Most of Oregon will see drought conditions and high fire danger this summer, and portions of Wasco County are already in “extreme drought,” according to a May 5 report to the Wasco County board of commissioners by Ed Townsend, science and weather officer with National Oceanic and Atmospheric Administration/National Weather Service in Pendleton.
Hood River County is also experiencing drought conditions, although with less severity than drier portions of Wasco County. Most of Klickitat County is also in drought.
Drought conditions expanded in April, with abnormally dry to extreme drought conditions in the county, Townsend said. April 2021 was the 11th driest on record, March 2021 the ninth driest, Townsend reported. Only three out of the last 16 months saw above normal precipitation, he added. “Areas of north central Oregon, including Wasco County, have seen below normal snowpack and below normal precipitation dating back through the winter of 2020, causing both meteorological and hydrological drought.”
“Drought is expected to persist through at least July 31,” he said, and little relief can be anticipated in August. “The predicted conditions will result in above normal potential for large wildland fires across the area in June, July and August,” he warned. “It looks like its going to be a pretty hot and dry summer.”
As a result, Wasco County prepared a drought declaration for the second consecutive year.
The declaration will allow a variety of emergency land and water use changes, and open the door for farmers, ranchers and orchardists to receive emergency grants and loans from federal programs.
“This has been rolling toward us from the east, and now it’s here,” said Commission Chair Scott Hege.
Wildfire risk high
Dry conditions will also spark an increased risk of wildfire throughout the county, noted Angie Brewer, Wasco County planning director.
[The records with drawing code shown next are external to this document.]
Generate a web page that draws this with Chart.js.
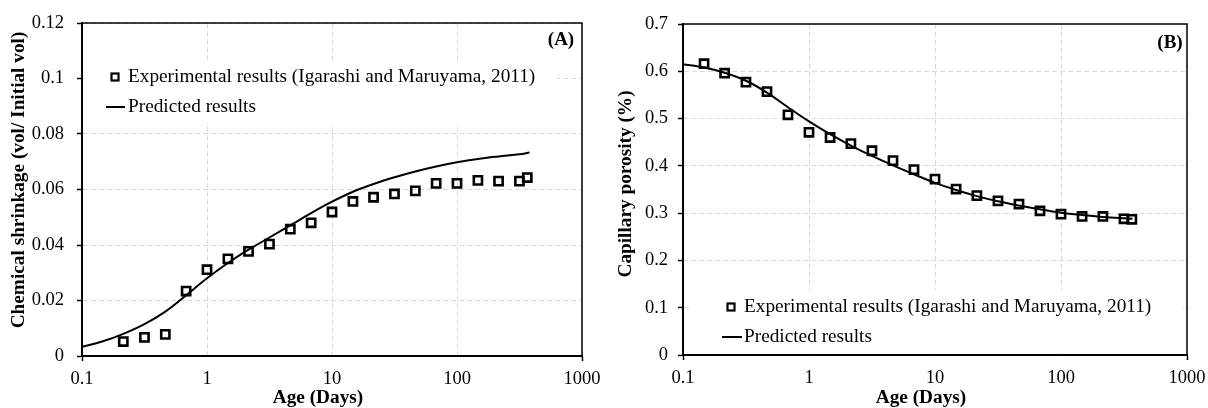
<!DOCTYPE html>
<html>
<head>
<meta charset="utf-8">
<script src="https://cdn.jsdelivr.net/npm/chart.js@4.4.1/dist/chart.umd.min.js"></script>
<style>
  html, body { margin: 0; padding: 0; background: #fff; }
  .wrap { display: flex; width: 1208px; height: 408px; }
  canvas { display: block; }
</style>
</head>
<body>
<div class="wrap">
  <canvas id="chartA" width="604" height="408"></canvas>
  <canvas id="chartB" width="604" height="408"></canvas>
</div>
<script>
// Axis ticks
const xTicks = [0.1, 1, 10, 100, 1000];
const yTicksA = [0, 0.02, 0.04, 0.06, 0.08, 0.1, 0.12];
const yTicksB = [0, 0.1, 0.2, 0.3, 0.4, 0.5, 0.6, 0.7];

// (A) chemical shrinkage
const ageExpA = [0.214, 0.316, 0.464, 0.681, 1, 1.47, 2.15, 3.16, 4.64, 6.81, 10, 14.7, 21.5, 31.6, 46.4, 68.1, 100, 147, 215, 316, 365];
const shrinkExp = [0.0052, 0.0067, 0.0078, 0.0234, 0.0311, 0.035, 0.0377, 0.0403, 0.0457, 0.048, 0.0519, 0.0557, 0.0572, 0.0584, 0.0595, 0.0622, 0.0622, 0.0633, 0.063, 0.063, 0.0643];
const agePredA = [0.1, 0.147, 0.214, 0.316, 0.464, 0.681, 1, 1.47, 2.15, 3.16, 4.64, 6.81, 10, 14.7, 21.5, 31.6, 46.4, 68.1, 100, 147, 215, 316, 380];
const shrinkPred = [0.0033, 0.0053, 0.008, 0.0115, 0.016, 0.0219, 0.028, 0.0335, 0.0383, 0.0427, 0.0471, 0.0515, 0.0556, 0.0592, 0.062, 0.0644, 0.0665, 0.0683, 0.0698, 0.071, 0.0719, 0.0727, 0.0733];

// (B) capillary porosity
const ageExpB = [0.147, 0.214, 0.316, 0.464, 0.681, 1, 1.47, 2.15, 3.16, 4.64, 6.81, 10, 14.7, 21.5, 31.6, 46.4, 68.1, 100, 147, 215, 316, 365];
const porosityExp = [0.616, 0.596, 0.577, 0.557, 0.508, 0.471, 0.46, 0.447, 0.432, 0.411, 0.392, 0.372, 0.351, 0.337, 0.326, 0.319, 0.305, 0.298, 0.293, 0.293, 0.288, 0.287];
const agePredB = [0.1, 0.147, 0.214, 0.316, 0.464, 0.681, 1, 1.47, 2.15, 3.16, 4.64, 6.81, 10, 14.7, 21.5, 31.6, 46.4, 68.1, 100, 147, 215, 316, 370];
const porosityPred = [0.615, 0.608, 0.597, 0.58, 0.555, 0.524, 0.494, 0.467, 0.443, 0.421, 0.401, 0.382, 0.364, 0.349, 0.336, 0.325, 0.316, 0.308, 0.301, 0.296, 0.292, 0.289, 0.288];

const labelExp = 'Experimental results (Igarashi and Maruyama, 2011)';
const labelPred = 'Predicted results';
const xTitle = 'Age (Days)';

const SERIF = "'Liberation Serif', 'Times New Roman', serif";
Chart.defaults.font.family = SERIF;
Chart.defaults.color = '#000';

const toPoints = (xs, ys) => xs.map((x, i) => ({ x: x, y: ys[i] }));
const fmt = v => String(Number(v.toFixed(4)));

// legend box, frame, axis titles and panel letter
const decor = {
  id: 'decor',
  afterDatasetsDraw(chart, args, opts) {
    const ctx = chart.ctx;
    const a = chart.chartArea;
    const lg = opts.legend;
    ctx.save();
    ctx.fillStyle = '#fff';
    ctx.fillRect(lg.x, lg.y, lg.w, lg.h);

    ctx.strokeStyle = '#000';
    ctx.lineWidth = 2.2;
    ctx.strokeRect(lg.markX - 3.5, lg.row1 - 3.5, 7, 7);
    ctx.lineWidth = 2;
    ctx.beginPath();
    ctx.moveTo(lg.lineX1, lg.row2);
    ctx.lineTo(lg.lineX2, lg.row2);
    ctx.stroke();

    ctx.fillStyle = '#000';
    ctx.font = '19.3px ' + SERIF;
    ctx.textBaseline = 'middle';
    ctx.textAlign = 'left';
    ctx.fillText(chart.data.datasets[0].label, lg.textX, lg.row1);
    ctx.fillText(chart.data.datasets[1].label, lg.textX, lg.row2);

    // top and right frame
    ctx.lineWidth = 1.5;
    ctx.beginPath();
    ctx.moveTo(a.left, a.top);
    ctx.lineTo(a.right, a.top);
    ctx.lineTo(a.right, a.bottom);
    ctx.stroke();

    ctx.font = 'bold 19px ' + SERIF;
    ctx.textAlign = 'center';
    ctx.fillText(opts.panel, opts.panelX, opts.panelY);
    ctx.restore();
  },
  afterDraw(chart, args, opts) {
    const ctx = chart.ctx;
    ctx.save();
    ctx.fillStyle = '#000';
    ctx.font = 'bold 19.3px ' + SERIF;
    ctx.textAlign = 'center';
    ctx.textBaseline = 'middle';
    ctx.fillText(xTitle, opts.xTitleX, opts.xTitleY);
    ctx.translate(opts.yTitleX, opts.yTitleY);
    ctx.rotate(-Math.PI / 2);
    ctx.fillText(opts.yTitle, 0, 0);
    ctx.restore();
  }
};

function makeChart(id, o) {
  return new Chart(document.getElementById(id), {
    type: 'scatter',
    data: {
      datasets: [{
        label: labelExp,
        data: toPoints(o.expX, o.expY),
        pointStyle: 'rect',
        pointRadius: 5.8,
        pointHoverRadius: 5.8,
        borderColor: '#000',
        backgroundColor: 'rgba(0,0,0,0)',
        borderWidth: 2.6
      }, {
        type: 'line',
        label: labelPred,
        data: toPoints(o.predX, o.predY),
        borderColor: '#000',
        borderWidth: 2,
        pointRadius: 0,
        fill: false,
        tension: 0.35
      }]
    },
    options: {
      responsive: false,
      animation: false,
      devicePixelRatio: 1,
      layout: { padding: { left: 0, right: o.padRight, top: o.padTop, bottom: 0 } },
      plugins: {
        legend: { display: false },
        tooltip: { enabled: false },
        decor: {
          legend: o.legend, panel: o.panel, panelX: o.panelX, panelY: o.panelY,
          yTitle: o.yTitle, yTitleX: o.yTitleX, yTitleY: o.yTitleY,
          xTitleX: o.xTitleX, xTitleY: 398.5
        }
      },
      scales: {
        x: {
          type: 'logarithmic',
          min: 0.1, max: 1000,
          afterBuildTicks: s => { s.ticks = xTicks.map(v => ({ value: v })); },
          afterFit: s => { s.height = o.xHeight; s.paddingLeft = 0; s.paddingRight = 0; },
          ticks: { callback: v => fmt(v), font: { size: 18.5 }, color: '#000', padding: 7, maxRotation: 0, autoSkip: false },
          grid: {
            color: '#d9d9d9', lineWidth: 1, tickLength: 5, tickWidth: 1.5,
            tickColor: c => (c.index === 0 || c.index === xTicks.length - 1) ? '#000' : 'rgba(0,0,0,0)'
          },
          border: { display: true, color: '#000', width: 2, dash: [5, 3] }
        },
        y: {
          min: o.yTicks[0], max: o.yTicks[o.yTicks.length - 1],
          afterBuildTicks: s => { s.ticks = o.yTicks.map(v => ({ value: v })); },
          afterFit: s => { s.width = o.yWidth; s.paddingTop = 0; s.paddingBottom = 0; },
          ticks: { callback: v => fmt(v), font: { size: 18.5 }, color: '#000', padding: o.yPad },
          grid: { color: '#d9d9d9', lineWidth: 1, tickLength: 5, tickWidth: 1.5, tickColor: '#000' },
          border: { display: true, color: '#000', width: 2, dash: [5, 3] }
        }
      }
    },
    plugins: [decor]
  });
}

makeChart('chartA', {
  expX: ageExpA, expY: shrinkExp, predX: agePredA, predY: shrinkPred,
  yTicks: yTicksA, yTitle: 'Chemical shrinkage (vol/ Initial vol)',
  yTitleX: 19, yTitleY: 180, xTitleX: 318,
  yWidth: 82, yPad: 13, xHeight: 52, padRight: 22, padTop: 23,
  legend: { x: 84, y: 60, w: 473, h: 63, markX: 115, textX: 128, row1: 77, row2: 107, lineX1: 106, lineX2: 125 },
  panel: '(A)', panelX: 561, panelY: 40
});

makeChart('chartB', {
  expX: ageExpB, expY: porosityExp, predX: agePredB, predY: porosityPred,
  yTicks: yTicksB, yTitle: 'Capillary porosity (%)',
  yTitleX: 22, yTitleY: 184, xTitleX: 317,
  yWidth: 79, yPad: 10, xHeight: 53, padRight: 21, padTop: 24,
  legend: { x: 86, y: 290, w: 493, h: 63, markX: 127, textX: 140, row1: 307, row2: 337, lineX1: 118, lineX2: 138 },
  panel: '(B)', panelX: 566, panelY: 43
});
</script>
</body>
</html>
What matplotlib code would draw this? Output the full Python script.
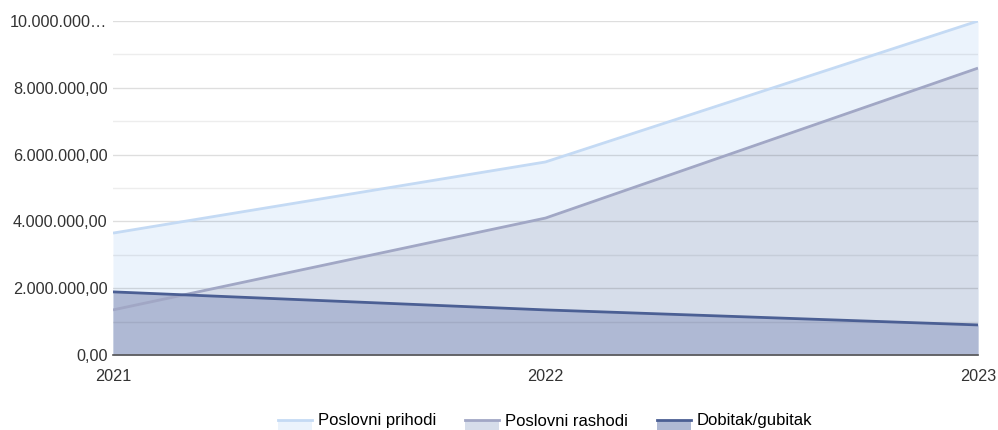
import numpy as np
import matplotlib.pyplot as plt
from matplotlib.ticker import FuncFormatter, MultipleLocator
from matplotlib.patches import Rectangle
from matplotlib.lines import Line2D
from matplotlib.legend_handler import HandlerBase

plt.rcParams['font.family'] = ['Liberation Sans', 'DejaVu Sans']

# Podaci po godinama
godine = ['2021', '2022', '2023']
prihodi = [3650000, 5780000, 10000000]
rashodi = [1350000, 4100000, 8590000]
dobitak = [1890000, 1350000, 900000]

nazivi = ['Poslovni prihodi', 'Poslovni rashodi', 'Dobitak/gubitak']
linije = ['#c4daf4', '#a1a7c5', '#4b5f94']
ispune = ['#ebf3fc', '#d6ddea', '#afb9d4']

x = np.arange(len(godine))

fig = plt.figure(figsize=(9.98, 4.30), dpi=100)
ax = fig.add_axes([113 / 998, 75 / 430, 865 / 998, 334 / 430])

for serija, lc, fc in zip([prihodi, rashodi, dobitak], linije, ispune):
    ax.fill_between(x, serija, 0, color=fc, lw=0, zorder=1)
    ax.plot(x, serija, color=lc, lw=2, zorder=3, solid_capstyle='butt')

ax.set_xlim(0, 2)
ax.set_ylim(0, 10000000)
ax.set_xticks(x)
ax.set_xticklabels(godine)


def fmt(v, pos):
    s = '{:,.2f}'.format(v).replace(',', ' ').replace('.', ',').replace(' ', '.')
    if v >= 10000000:
        return '10.000.000…'
    return s


ax.yaxis.set_major_locator(MultipleLocator(2000000))
ax.yaxis.set_minor_locator(MultipleLocator(1000000))
ax.yaxis.set_major_formatter(FuncFormatter(fmt))
ax.grid(which='major', axis='y', color='#000000', alpha=0.13, lw=1, zorder=2)
ax.grid(which='minor', axis='y', color='#000000', alpha=0.07, lw=1, zorder=2)
ax.set_axisbelow(False)

for s in ['top', 'right', 'left']:
    ax.spines[s].set_visible(False)
ax.spines['bottom'].set_color('#555555')
ax.spines['bottom'].set_linewidth(1.2)
ax.spines['bottom'].set_zorder(4)

ax.tick_params(axis='both', which='both', length=0, labelsize=11.7, colors='#333333')
ax.tick_params(axis='y', pad=4)
ax.tick_params(axis='x', pad=10)


# oznaka u legendi: linija na vrhu, ispod nje ispuna
class HandlerArea(HandlerBase):
    def create_artists(self, legend, orig_handle, xdescent, ydescent,
                       width, height, fontsize, trans):
        lc, fc = orig_handle
        rect = Rectangle((-xdescent, -ydescent - height * 0.6), width, height * 1.1,
                         facecolor=fc, edgecolor='none', transform=trans)
        line = Line2D([-xdescent, -xdescent + width],
                      [-ydescent + height * 0.5, -ydescent + height * 0.5],
                      color=lc, lw=2, transform=trans)
        return [rect, line]


handles = [(lc, fc) for lc, fc in zip(linije, ispune)]
fig.legend(handles, nazivi, loc='center', bbox_to_anchor=(545 / 998, 1 - 421 / 430),
           ncol=3, frameon=False, fontsize=12, handlelength=2.04, handleheight=0.7,
           columnspacing=1.74, handletextpad=0.36, borderpad=0, borderaxespad=0,
           handler_map={tuple: HandlerArea()})

fig.savefig('out.png', dpi=100)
She noted the county has produced a video presentation, available on the county website, detailing the county's fire risk and encouraging home owners in the county to create a “defensible space” around their homes.
Brewer noted that in addition to the video presentation that summarizes wildfire rehabilitation and preparation work done over the last year and ways to prepare for wildfire, the county was in the process of reviewing related policies, codes and federal funding, and would be returning to the board in the near future to consider additional wildfire measures that could be taken.
“We’ve seen some scary trends in wildfire risks and behavior in our county.” Hege noted. “Now is the perfect time to prepare for the wildfire season. Take the time now, look into these resources and build this defensible space. That is what you want, you want to know there is a good chance your home can be defended. A month from now, its going to get dryer and scarier.”
Commissioner Kathy Schwartz noted “there are a lot of ways to reduce risk overall,” and also encouraged community members to prepare now for the wildfire season beginning in July.